Work out how many lines have "React" in them. Give only that number.

▸ DATA
◆ ◆ ◆ ◆ ◆

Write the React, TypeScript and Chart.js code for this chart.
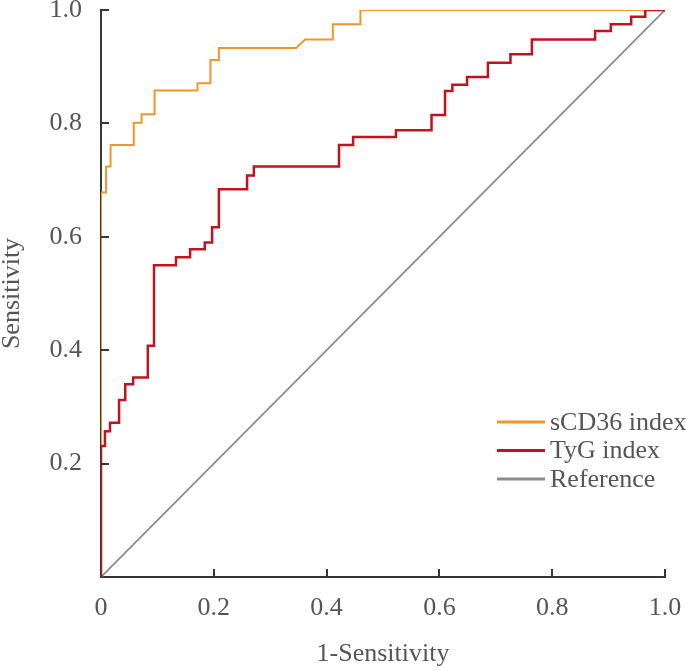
import React, { useEffect, useRef } from "react";
import { Chart, registerables } from "chart.js";

Chart.register(...registerables);

// sCD36 index ROC vertices (1-Specificity, Sensitivity)
const sCD36X = [0, 0, 0.009, 0.009, 0.017, 0.017, 0.058, 0.058, 0.072, 0.072, 0.095, 0.095, 0.171, 0.171, 0.194, 0.194, 0.209, 0.209, 0.346, 0.362, 0.411, 0.411, 0.46, 0.46, 1];
const sCD36Y = [0, 0.678, 0.678, 0.724, 0.724, 0.762, 0.762, 0.801, 0.801, 0.816, 0.816, 0.858, 0.858, 0.871, 0.871, 0.912, 0.912, 0.933, 0.933, 0.948, 0.948, 0.975, 0.975, 1, 1];

// TyG index ROC vertices
const tygX = [0, 0, 0.007, 0.007, 0.016, 0.016, 0.032, 0.032, 0.043, 0.043, 0.057, 0.057, 0.083, 0.083, 0.094, 0.094, 0.133, 0.133, 0.158, 0.158, 0.184, 0.184, 0.197, 0.197, 0.209, 0.209, 0.259, 0.259, 0.271, 0.271, 0.422, 0.422, 0.447, 0.447, 0.523, 0.523, 0.586, 0.586, 0.61, 0.61, 0.623, 0.623, 0.649, 0.649, 0.686, 0.686, 0.726, 0.726, 0.764, 0.764, 0.876, 0.876, 0.904, 0.904, 0.94, 0.94, 0.965, 0.965, 1];
const tygY = [0, 0.231, 0.231, 0.257, 0.257, 0.272, 0.272, 0.312, 0.312, 0.34, 0.34, 0.352, 0.352, 0.408, 0.408, 0.55, 0.55, 0.564, 0.564, 0.578, 0.578, 0.59, 0.59, 0.617, 0.617, 0.684, 0.684, 0.708, 0.708, 0.724, 0.724, 0.762, 0.762, 0.776, 0.776, 0.788, 0.788, 0.815, 0.815, 0.857, 0.857, 0.868, 0.868, 0.882, 0.882, 0.907, 0.907, 0.922, 0.922, 0.948, 0.948, 0.963, 0.963, 0.975, 0.975, 0.988, 0.988, 1, 1];

// Reference diagonal
const refX = [0, 1];
const refY = [0, 1];

const seriesLabels = ["sCD36 index", "TyG index", "Reference"];
const seriesColors = ["#F0962A", "#C0121F", "#8C8C8C"];
const xTickValues = [0.2, 0.4, 0.6, 0.8, 1.0];
const yTickValues = [0.2, 0.4, 0.6, 0.8, 1.0];
const xTitle = "1-Sensitivity";
const yTitle = "Sensitivity";

const FONT = "'Liberation Serif', 'Times New Roman', serif";
const TEXT_COLOR = "#555555";
const AXIS_COLOR = "#3d3535";
const FONT_SIZE = 26;

const toPoints = (xs: number[], ys: number[]) => xs.map((x, i) => ({ x, y: ys[i] }));

const fmt = (v: number) => (v === 0 ? "0" : v.toFixed(1));

const innerTicksPlugin = {
  id: "innerTicks",
  afterDatasetsDraw(chart: any) {
    const { ctx, chartArea, scales } = chart;
    ctx.save();
    ctx.strokeStyle = AXIS_COLOR;
    ctx.lineWidth = 2;
    ctx.beginPath();
    xTickValues.forEach((v) => {
      const px = Math.round(scales.x.getPixelForValue(v));
      ctx.moveTo(px, chartArea.bottom);
      ctx.lineTo(px, chartArea.bottom - 8);
    });
    yTickValues.forEach((v) => {
      const py = Math.round(scales.y.getPixelForValue(v));
      ctx.moveTo(chartArea.left, py);
      ctx.lineTo(chartArea.left + 8, py);
    });
    ctx.stroke();
    ctx.restore();
  },
};

const legendPlugin = {
  id: "customLegend",
  afterDraw(chart: any) {
    const { ctx, chartArea } = chart;
    const x0 = chartArea.right - 168;
    const y0 = chartArea.bottom - 155;
    const rowH = 28.5;
    ctx.save();
    ctx.font = `${FONT_SIZE}px ${FONT}`;
    ctx.textBaseline = "middle";
    ctx.textAlign = "left";
    seriesLabels.forEach((label, i) => {
      const y = y0 + i * rowH;
      ctx.strokeStyle = seriesColors[i];
      ctx.lineWidth = 3;
      ctx.beginPath();
      ctx.moveTo(x0, y);
      ctx.lineTo(x0 + 48, y);
      ctx.stroke();
      ctx.fillStyle = TEXT_COLOR;
      ctx.fillText(label, x0 + 53, y + 1);
    });
    ctx.restore();
  },
};

export default function App() {
  const canvasRef = useRef<HTMLCanvasElement | null>(null);

  useEffect(() => {
    document.body.style.margin = "0";
    const canvas = canvasRef.current;
    if (!canvas) return;
    const chart = new Chart(canvas, {
      type: "scatter",
      data: {
        datasets: [
          {
            label: seriesLabels[1],
            data: toPoints(tygX, tygY),
            borderColor: seriesColors[1],
            backgroundColor: seriesColors[1],
            borderWidth: 2.5,
            showLine: true,
            pointRadius: 0,
            tension: 0,
            order: 0,
          },
          {
            label: seriesLabels[0],
            data: toPoints(sCD36X, sCD36Y),
            borderColor: seriesColors[0],
            backgroundColor: seriesColors[0],
            borderWidth: 2,
            showLine: true,
            pointRadius: 0,
            tension: 0,
            order: 1,
          },
          {
            label: seriesLabels[2],
            data: toPoints(refX, refY),
            borderColor: seriesColors[2],
            backgroundColor: seriesColors[2],
            borderWidth: 1.8,
            showLine: true,
            pointRadius: 0,
            tension: 0,
            order: 2,
          },
        ],
      },
      options: {
        responsive: false,
        animation: false,
        layout: { padding: { top: 10, right: 21, left: 0, bottom: 0 } },
        plugins: {
          legend: { display: false },
          tooltip: { enabled: false },
        },
        scales: {
          x: {
            type: "linear",
            min: 0,
            max: 1,
            afterFit(scale: any) {
              scale.height = 94;
              scale.paddingLeft = 0;
              scale.paddingRight = 0;
            },
            ticks: {
              stepSize: 0.2,
              padding: 16,
              color: TEXT_COLOR,
              font: { family: FONT, size: FONT_SIZE },
              callback: (v: any) => fmt(Number(v)),
              maxRotation: 0,
            },
            grid: { drawOnChartArea: false, drawTicks: false },
            border: { color: AXIS_COLOR, width: 2 },
            title: {
              display: true,
              text: xTitle,
              color: TEXT_COLOR,
              font: { family: FONT, size: FONT_SIZE },
              padding: { top: 0, bottom: 1 },
            },
          },
          y: {
            type: "linear",
            min: 0,
            max: 1,
            afterFit(scale: any) {
              scale.width = 101;
              scale.paddingTop = 0;
              scale.paddingBottom = 0;
            },
            ticks: {
              stepSize: 0.2,
              padding: 19,
              color: TEXT_COLOR,
              font: { family: FONT, size: FONT_SIZE },
              callback: (v: any) => (Number(v) === 0 ? "" : fmt(Number(v))),
            },
            grid: { drawOnChartArea: false, drawTicks: false },
            border: { color: AXIS_COLOR, width: 2 },
            title: {
              display: true,
              text: yTitle,
              color: TEXT_COLOR,
              font: { family: FONT, size: FONT_SIZE, lineHeight: 0.9 },
              padding: { top: 0, bottom: 0 },
            },
          },
        },
      },
      plugins: [innerTicksPlugin, legendPlugin],
    } as any);
    return () => chart.destroy();
  }, []);

  return (
    <div style={{ width: 686, height: 671 }}>
      <canvas ref={canvasRef} width={686} height={671} />
    </div>
  );
}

◆ ◆ ◆ ◆ ◆

▸ RESPONSE
2